Practice identifying zones throughout the day. “Check in with yourself—what zone are you in right now?” Help students connect physical sensations to emotions: “When you’re in the yellow zone, you might notice your heart beating faster, or your jaw getting tight, or your thoughts racing.”
The calm-down corner is most effective when students use it in the yellow zone—when they notice themselves starting to escalate but before they’ve lost all control. Teach students to recognize this window of opportunity.
Read books about emotions and discuss characters’ feelings. When conflicts arise in your classroom, use them as teaching moments: “I noticed you seemed frustrated during that activity. What were you feeling in your body?”
Teach Specific Calming Strategies
Don’t assume students know how to calm themselves down. Explicitly teach multiple strategies, model them, and provide opportunities for practice.
Deep breathing: Teach several breathing techniques since different approaches work for different people. Belly breathing (hand on belly, breathe so your hand rises), square breathing (breathe in for 4, hold for 4, out for 4, hold for 4), or flower-and-candle breath (smell the flower deeply, blow out the candle slowly).

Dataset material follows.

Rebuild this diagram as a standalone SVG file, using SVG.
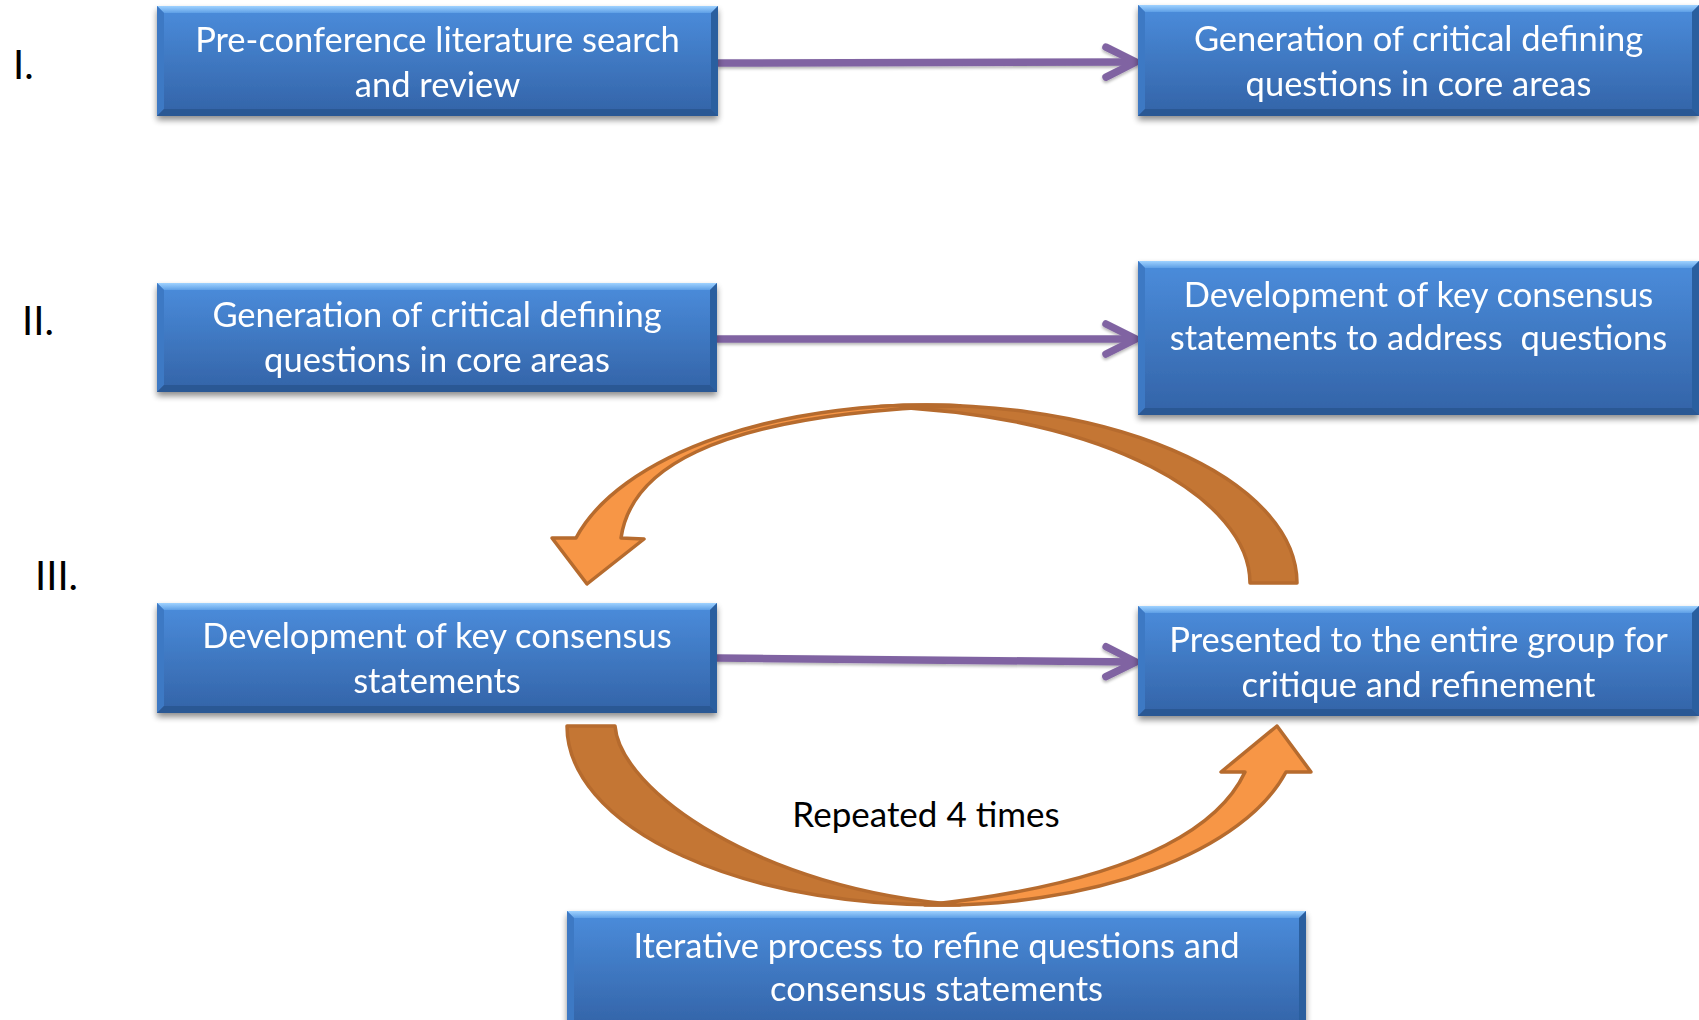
<svg xmlns="http://www.w3.org/2000/svg" width="1699" height="1020" viewBox="0 0 1699 1020">
<defs>
<style>
.body{fill:url(#bg);}
.bt{fill:url(#btop);}
.bl{fill:#3D79C4;}
.br{fill:#2C5E9F;}
.bb{fill:#2A5894;}
.lbl{font-family:Lato,"Liberation Sans",sans-serif;font-size:34.5px;fill:#fff;text-anchor:middle;}
.num{font-family:Lato,"Liberation Sans",sans-serif;font-size:40px;fill:#000;}
.rep{font-family:Lato,"Liberation Sans",sans-serif;font-size:35px;fill:#000;text-anchor:middle;}
.conn{stroke:#8064A2;stroke-width:7.5;fill:none;marker-end:url(#chev);}
.dark{fill:#C47634;stroke:#B66B2E;stroke-width:3.5;stroke-linejoin:round;}
.light{fill:#F79646;stroke:#B66B2E;stroke-width:3.5;stroke-linejoin:round;}
</style>
<linearGradient id="bg" x1="0" y1="0" x2="0" y2="1">
<stop offset="0" stop-color="#4B8DDC"/>
<stop offset="1" stop-color="#3363A7"/>
</linearGradient>
<linearGradient id="btop" x1="0" y1="0" x2="0" y2="1">
<stop offset="0" stop-color="#9FD2FF"/>
<stop offset="1" stop-color="#5E9FE6"/>
</linearGradient>
<filter id="sh" x="-5%" y="-10%" width="110%" height="130%">
<feGaussianBlur in="SourceAlpha" stdDeviation="3"/>
<feOffset dx="0" dy="4" result="b"/>
<feComponentTransfer><feFuncA type="linear" slope="0.45"/></feComponentTransfer>
<feMerge><feMergeNode/><feMergeNode in="SourceGraphic"/></feMerge>
</filter>
<filter id="sh2" x="-5%" y="-50%" width="110%" height="200%">
<feGaussianBlur in="SourceAlpha" stdDeviation="1.5"/>
<feOffset dx="0" dy="2" result="b"/>
<feComponentTransfer><feFuncA type="linear" slope="0.3"/></feComponentTransfer>
<feMerge><feMergeNode/><feMergeNode in="SourceGraphic"/></feMerge>
</filter>
<marker id="chev" viewBox="0 0 32 32" refX="31" refY="16" markerWidth="32" markerHeight="32" markerUnits="userSpaceOnUse" orient="auto" overflow="visible">
<path d="M1,1 L31,16 L1,31" fill="none" stroke="#8064A2" stroke-width="7.5" stroke-linecap="round" stroke-linejoin="round"/>
</marker>
</defs>
<rect width="1699" height="1020" fill="#fff"/>

<g id="labels">
<text class="num" x="13" y="79">I.</text>
<text class="num" x="22" y="335">II.</text>
<text class="num" x="35" y="590">III.</text>
</g>

<g id="connectors" filter="url(#sh2)">
<path class="conn" d="M718,63 L1136,62"/>
<path class="conn" d="M717,339 L1136,339"/>
<path class="conn" d="M717,658 L1136,662"/>
</g>

<g id="loop-upper">
<path class="dark" d="M880,406.4 A371,178 0 0 1 1297,583 L1250,583 C1250,500 1110,415 880,406.4 Z"/>
<path class="light" d="M960,405.8 A362,178 0 0 0 576,538 L552,538 L587,584 L644,539 L621,538 C630,475 700,415 960,405.8 Z"/>
</g>
<g id="loop-lower">
<path class="dark" d="M567,726 A371,179 0 0 0 960,904.7 C760,890 620,790 615,726 Z"/>
<path class="light" d="M925,905 A360,179 0 0 0 1286,772 L1311,772 L1277,726 L1221,772 L1245,772 C1225,815 1160,880 925,905 Z"/>
</g>

<g id="box1" filter="url(#sh)">
<rect class="body" x="157" y="6" width="561" height="110"/>
<polygon class="bt" points="157,6 718,6 711,13 164,13"/>
<polygon class="bl" points="157,6 164,13 164,109 157,116"/>
<polygon class="br" points="718,6 718,116 711,109 711,13"/>
<polygon class="bb" points="157,116 164,109 711,109 718,116"/>
<text class="lbl" x="437.5" y="52">Pre-conference literature search</text>
<text class="lbl" x="437.5" y="97">and review</text>
</g>

<g id="box2" filter="url(#sh)">
<rect class="body" x="1138" y="5" width="561" height="111"/>
<polygon class="bt" points="1138,5 1699,5 1692,12 1145,12"/>
<polygon class="bl" points="1138,5 1145,12 1145,109 1138,116"/>
<polygon class="br" points="1699,5 1699,116 1692,109 1692,12"/>
<polygon class="bb" points="1138,116 1145,109 1692,109 1699,116"/>
<text class="lbl" x="1418.5" y="51">Generation of critical defining</text>
<text class="lbl" x="1418.5" y="96">questions in core areas</text>
</g>

<g id="box3" filter="url(#sh)">
<rect class="body" x="157" y="283" width="560" height="109"/>
<polygon class="bt" points="157,283 717,283 710,290 164,290"/>
<polygon class="bl" points="157,283 164,290 164,385 157,392"/>
<polygon class="br" points="717,283 717,392 710,385 710,290"/>
<polygon class="bb" points="157,392 164,385 710,385 717,392"/>
<text class="lbl" x="437" y="327">Generation of critical defining</text>
<text class="lbl" x="437" y="372">questions in core areas</text>
</g>

<g id="box4" filter="url(#sh)">
<rect class="body" x="1138" y="261" width="561" height="154"/>
<polygon class="bt" points="1138,261 1699,261 1692,268 1145,268"/>
<polygon class="bl" points="1138,261 1145,268 1145,408 1138,415"/>
<polygon class="br" points="1699,261 1699,415 1692,408 1692,268"/>
<polygon class="bb" points="1138,415 1145,408 1692,408 1699,415"/>
<text class="lbl" x="1418.5" y="307">Development of key consensus</text>
<text class="lbl" x="1418.5" y="350" xml:space="preserve">statements to address  questions</text>
</g>

<g id="box5" filter="url(#sh)">
<rect class="body" x="157" y="603" width="560" height="110"/>
<polygon class="bt" points="157,603 717,603 710,610 164,610"/>
<polygon class="bl" points="157,603 164,610 164,706 157,713"/>
<polygon class="br" points="717,603 717,713 710,706 710,610"/>
<polygon class="bb" points="157,713 164,706 710,706 717,713"/>
<text class="lbl" x="437" y="648">Development of key consensus</text>
<text class="lbl" x="437" y="693">statements</text>
</g>

<g id="box6" filter="url(#sh)">
<rect class="body" x="1138" y="606" width="561" height="110"/>
<polygon class="bt" points="1138,606 1699,606 1692,613 1145,613"/>
<polygon class="bl" points="1138,606 1145,613 1145,709 1138,716"/>
<polygon class="br" points="1699,606 1699,716 1692,709 1692,613"/>
<polygon class="bb" points="1138,716 1145,709 1692,709 1699,716"/>
<text class="lbl" x="1418.5" y="652">Presented to the entire group for</text>
<text class="lbl" x="1418.5" y="697">critique and refinement</text>
</g>

<g id="box7" filter="url(#sh)">
<rect class="body" x="567" y="911" width="739" height="118"/>
<polygon class="bt" points="567,911 1306,911 1299,918 574,918"/>
<polygon class="bl" points="567,911 574,918 574,1029 567,1029"/>
<polygon class="br" points="1306,911 1306,1029 1299,1029 1299,918"/>
<text class="lbl" x="936.5" y="958">Iterative process to refine questions and</text>
<text class="lbl" x="936.5" y="1001">consensus statements</text>
</g>

<text class="rep" x="926" y="827">Repeated 4 times</text>
</svg>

Progressive muscle relaxation: Teach students to tense and release different muscle groups. “Squeeze your hands into tight fists, then let them relax. Scrunch up your shoulders, then drop them.” This helps release physical tension that accompanies emotional stress.
Mindful sensory focus: Use sensory tools intentionally. “While you squeeze this stress ball, notice how it feels in your hand. Is it squishy? Smooth? Cool?” This grounds students in the present moment rather than ruminating on whatever upset them.
Positive self-talk: Teach students calming phrases they can say to themselves: “I can handle this,” “Big feelings are okay,” “This will pass.” Model these and create visual reminders of helpful self-talk.
Visualization: Guide students through imagining a calm, safe place. “Picture yourself somewhere you feel peaceful. What do you see? Hear? Smell?” Younger students might imagine floating on a cloud or sitting under a favorite tree.
Practice these strategies as a whole class, not just when someone is upset. Make calming exercises part of your regular routine—perhaps after recess or before tests. This normalizes the strategies and gives students low-stakes practice.
Create Reflection Opportunities
Help students develop metacognitive awareness about what works for them by building in reflection after they use the calm-down corner.
Keep a simple feelings journal or reflection log in the space. After students calm down, they can draw or write about what they felt and what strategy helped. This builds self-awareness and helps you understand patterns.
Have brief check-in conversations: “I noticed you used the calm-down corner earlier. How are you feeling now?” “What strategy did you try?” “Did it help?” These quick conversations reinforce learning and communicate that you notice and value their self-regulation efforts.
For older students, more formal reflection can be powerful. Provide sentence stems: “I was feeling _____ because _____. I tried _____ to calm down. Next time I might try _____.” This structured reflection builds insight and planning skills.
Encourage Independence Gradually
The goal is for students to eventually manage their emotions without needing the calm-down corner or adult support. Build toward this gradually.
Initially, you might need to prompt students: “I notice you seem frustrated. Would the calm-down corner help?” Over time, students should recognize this themselves and go independently.
As students develop skills, encourage them to use calming strategies at their desks or in other locations, not just in the designated corner. The deep breathing they practiced in the calm-down corner can happen anywhere. You’re teaching portable coping skills.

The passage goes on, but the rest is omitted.